Henrietta Mahler Burk & Isaac Burk, 1937
And, in fact, Isaac's trail next shows up in 1904, when he crossed the border into Vermont, on a train enroute from Montreal to New York City, where his sister Nellie (or Nella) lived.

So why did Grandpa land at Saint John instead of continuing further into Canada?

Thanks to a phone call from my Canadian 2d cousin, the granddaughter of my great-uncle Abraham Burke, I now know the answer.

The family story is that Isaac got badly seasick and when the ship came into New Brunswick, he got off as quickly as he could!

Isaac never again sailed anywhere, as far as I know--he always took the train.

Saturday, July 5, 2014

Sorting Saturday: Magnifying Glass + Brooch = Mahler Identification

This photo of a mystery lady was in a batch of old photos lent by my Cousin E for me to scan and (hopefully) identify.

I got out my magnifying glass and studied her brooch after scanning the photo.

Look at the two adults at the right of the photo below--Tillie Jacobs Mahler and her husband, Meyer Elias Mahler. (Thanks again to Cuz Lois for identifying this photo.)

The mystery lady's pin clearly shows Tillie and Meyer, taken in the same studio at the same time as the big group photo.

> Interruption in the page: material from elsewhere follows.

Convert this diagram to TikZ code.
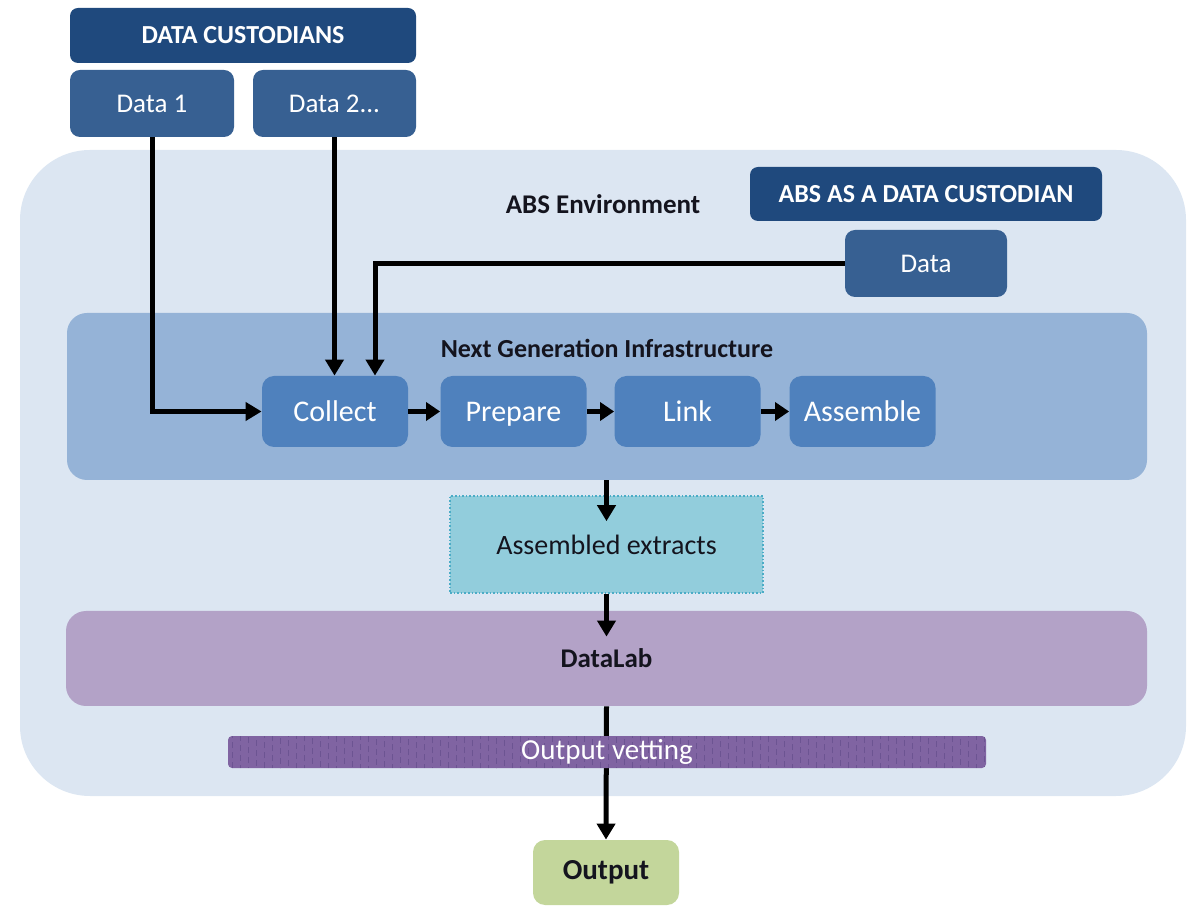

The family portrait was taken around 1900, judging by the ages of the children. Knowing that Meyer died in 1910 helped Lois and me guesstimate the timing.



Other, later photos in Cousin E's batch show the mystery lady wearing the same brooch.

In the photo below, taken at the site of Meyer Mahler's grave, the now much older mystery lady has the brooch pinned on.

No magnifying glass needed this time since I blew up part of the photo and put it below.

Wait! There's more . . .


One final photo confirmed the identification and solved the mystery.

At bottom, a cropped version of a photo my cousin Ira lent me several years ago--a photo we know to be of my great-grandma Tillie Jacobs Mahler.

But we never noticed the brooch, which was not sharply defined in this photo from the 1940s.

Now we know Tillie kept this brooch as a memento of a happy family time.

She wore it for four decades after her husband's death, until she died in June, 1952 and was buried next to her beloved husband.